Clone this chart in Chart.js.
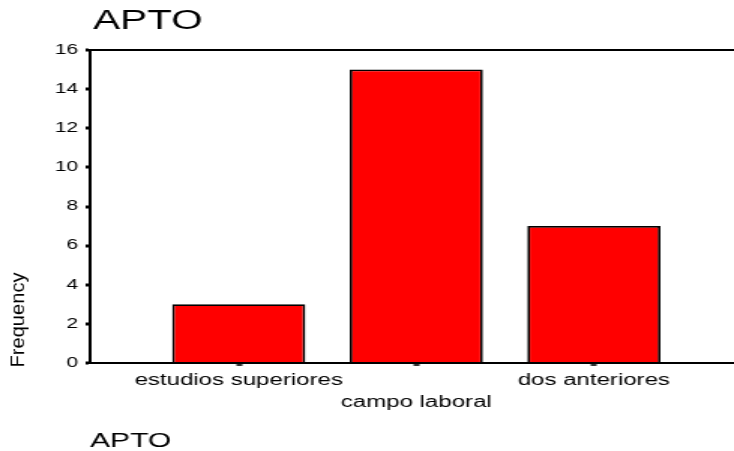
<!DOCTYPE html>
<html>
<head>
<meta charset="utf-8">
<script src="https://cdn.jsdelivr.net/npm/chart.js@4/dist/chart.umd.min.js"></script>
<style>
	html, body { margin: 0; padding: 0; background: #fff; }
</style>
</head>
<body>
<!-- the reference is stretched sideways, so the canvas is drawn narrow and widened by an inline style -->
<canvas id="apto" width="489" height="451" style="width:734px;height:451px;"></canvas>
<script>
	// 데이터
	let categories = ['estudios superiores', 'campo laboral', 'dos anteriores'];
	let frequencies = [3, 15, 7];
	let yTicks = [0, 2, 4, 6, 8, 10, 12, 14, 16];
	let xLimits = [-0.837, 2.789];

	let chartTitle = 'APTO';
	let footerText = 'APTO';
	let yTitle = 'Frequency';

	let fontFamily = '"Liberation Sans", Arial, Helvetica, sans-serif';

	// 제목, 축 제목, 하단 글자
	let textPlugin = {
		id: 'textPlugin',
		afterDraw: function(chart) {
			let ctx = chart.ctx;
			ctx.save();
			ctx.fillStyle = '#000';
			ctx.textAlign = 'left';
			ctx.textBaseline = 'alphabetic';

			ctx.font = '27px ' + fontFamily;
			ctx.fillText(chartTitle, 62, 29);

			ctx.font = '20px ' + fontFamily;
			ctx.fillText(footerText, 60, 447);

			ctx.font = '18px ' + fontFamily;
			let w = ctx.measureText(yTitle).width;
			ctx.translate(16, 320);
			ctx.rotate(-Math.PI / 2);
			ctx.scale(95 / w, 0.72);
			ctx.textAlign = 'center';
			ctx.fillText(yTitle, 0, 0);
			ctx.restore();
		}
	};

	let ctx = document.getElementById('apto');

	let barChart = new Chart(ctx, {
		type: 'bar',
		data: {
			datasets: [{
				data: frequencies.map(function(v, i) { return { x: i, y: v }; }),
				backgroundColor: '#ff0000',
				borderColor: '#000',
				borderWidth: 1.8,
				barPercentage: 0.75,
				categoryPercentage: 1
			}]
		},
		options: {
			responsive: false,
			devicePixelRatio: 1,
			animation: false,
			layout: {
				padding: { top: 50, left: 0, right: 0, bottom: 0 }
			},
			plugins: {
				legend: { display: false },
				tooltip: { enabled: false }
			},
			scales: {
				x: {
					type: 'linear',
					offset: false,
					min: xLimits[0],
					max: xLimits[1],
					afterBuildTicks: function(scale) {
						scale.ticks = categories.map(function(c, i) { return { value: i }; });
					},
					afterFit: function(scale) {
						scale.height = 88;
					},
					ticks: {
						autoSkip: false,
						maxRotation: 0,
						padding: 3,
						color: '#000',
						font: { family: fontFamily, size: 16, lineHeight: 1.4 },
						callback: function(value) {
							let label = categories[Math.round(value)];
							// 가운데 라벨은 한 줄 아래로
							return Math.round(value) % 2 == 1 ? ['', label] : label;
						}
					},
					grid: {
						offset: false,
						drawOnChartArea: false,
						drawTicks: true,
						tickLength: 3,
						tickWidth: 4,
						tickColor: '#333'
					},
					border: { display: true, color: '#000', width: 2 }
				},
				y: {
					min: yTicks[0],
					max: yTicks[yTicks.length - 1],
					afterBuildTicks: function(scale) {
						scale.ticks = yTicks.map(function(v) { return { value: v }; });
					},
					afterFit: function(scale) {
						scale.width = 60;
					},
					ticks: {
						padding: 5,
						color: '#000',
						font: { family: fontFamily, size: 14 }
					},
					grid: {
						drawTicks: true,
						tickLength: 3,
						tickWidth: 3,
						tickColor: '#000',
						color: function(c) {
							return c.tick && c.tick.value == 16 ? '#000' : 'rgba(0,0,0,0)';
						},
						lineWidth: 2
					},
					border: { display: true, color: '#000', width: 2 }
				}
			}
		},
		plugins: [textPlugin]
	});
</script>
</body>
</html>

════

__Stated task__. Write out the full listing verbatim, excluding its pictures.

__Response below__.
Clone this chart in Chart.js.
<!DOCTYPE html>
<html>
<head>
<meta charset="utf-8">
<script src="https://cdn.jsdelivr.net/npm/chart.js@4/dist/chart.umd.min.js"></script>
<style>
	html, body { margin: 0; padding: 0; background: #fff; }
</style>
</head>
<body>
<!-- the reference is stretched sideways, so the canvas is drawn narrow and widened by an inline style -->
<canvas id="apto" width="489" height="451" style="width:734px;height:451px;"></canvas>
<script>
	// 데이터
	let categories = ['estudios superiores', 'campo laboral', 'dos anteriores'];
	let frequencies = [3, 15, 7];
	let yTicks = [0, 2, 4, 6, 8, 10, 12, 14, 16];
	let xLimits = [-0.837, 2.789];

	let chartTitle = 'APTO';
	let footerText = 'APTO';
	let yTitle = 'Frequency';

	let fontFamily = '"Liberation Sans", Arial, Helvetica, sans-serif';

	// 제목, 축 제목, 하단 글자
	let textPlugin = {
		id: 'textPlugin',
		afterDraw: function(chart) {
			let ctx = chart.ctx;
			ctx.save();
			ctx.fillStyle = '#000';
			ctx.textAlign = 'left';
			ctx.textBaseline = 'alphabetic';

			ctx.font = '27px ' + fontFamily;
			ctx.fillText(chartTitle, 62, 29);

			ctx.font = '20px ' + fontFamily;
			ctx.fillText(footerText, 60, 447);

			ctx.font = '18px ' + fontFamily;
			let w = ctx.measureText(yTitle).width;
			ctx.translate(16, 320);
			ctx.rotate(-Math.PI / 2);
			ctx.scale(95 / w, 0.72);
			ctx.textAlign = 'center';
			ctx.fillText(yTitle, 0, 0);
			ctx.restore();
		}
	};

	let ctx = document.getElementById('apto');

	let barChart = new Chart(ctx, {
		type: 'bar',
		data: {
			datasets: [{
				data: frequencies.map(function(v, i) { return { x: i, y: v }; }),
				backgroundColor: '#ff0000',
				borderColor: '#000',
				borderWidth: 1.8,
				barPercentage: 0.75,
				categoryPercentage: 1
			}]
		},
		options: {
			responsive: false,
			devicePixelRatio: 1,
			animation: false,
			layout: {
				padding: { top: 50, left: 0, right: 0, bottom: 0 }
			},
			plugins: {
				legend: { display: false },
				tooltip: { enabled: false }
			},
			scales: {
				x: {
					type: 'linear',
					offset: false,
					min: xLimits[0],
					max: xLimits[1],
					afterBuildTicks: function(scale) {
						scale.ticks = categories.map(function(c, i) { return { value: i }; });
					},
					afterFit: function(scale) {
						scale.height = 88;
					},
					ticks: {
						autoSkip: false,
						maxRotation: 0,
						padding: 3,
						color: '#000',
						font: { family: fontFamily, size: 16, lineHeight: 1.4 },
						callback: function(value) {
							let label = categories[Math.round(value)];
							// 가운데 라벨은 한 줄 아래로
							return Math.round(value) % 2 == 1 ? ['', label] : label;
						}
					},
					grid: {
						offset: false,
						drawOnChartArea: false,
						drawTicks: true,
						tickLength: 3,
						tickWidth: 4,
						tickColor: '#333'
					},
					border: { display: true, color: '#000', width: 2 }
				},
				y: {
					min: yTicks[0],
					max: yTicks[yTicks.length - 1],
					afterBuildTicks: function(scale) {
						scale.ticks = yTicks.map(function(v) { return { value: v }; });
					},
					afterFit: function(scale) {
						scale.width = 60;
					},
					ticks: {
						padding: 5,
						color: '#000',
						font: { family: fontFamily, size: 14 }
					},
					grid: {
						drawTicks: true,
						tickLength: 3,
						tickWidth: 3,
						tickColor: '#000',
						color: function(c) {
							return c.tick && c.tick.value == 16 ? '#000' : 'rgba(0,0,0,0)';
						},
						lineWidth: 2
					},
					border: { display: true, color: '#000', width: 2 }
				}
			}
		},
		plugins: [textPlugin]
	});
</script>
</body>
</html>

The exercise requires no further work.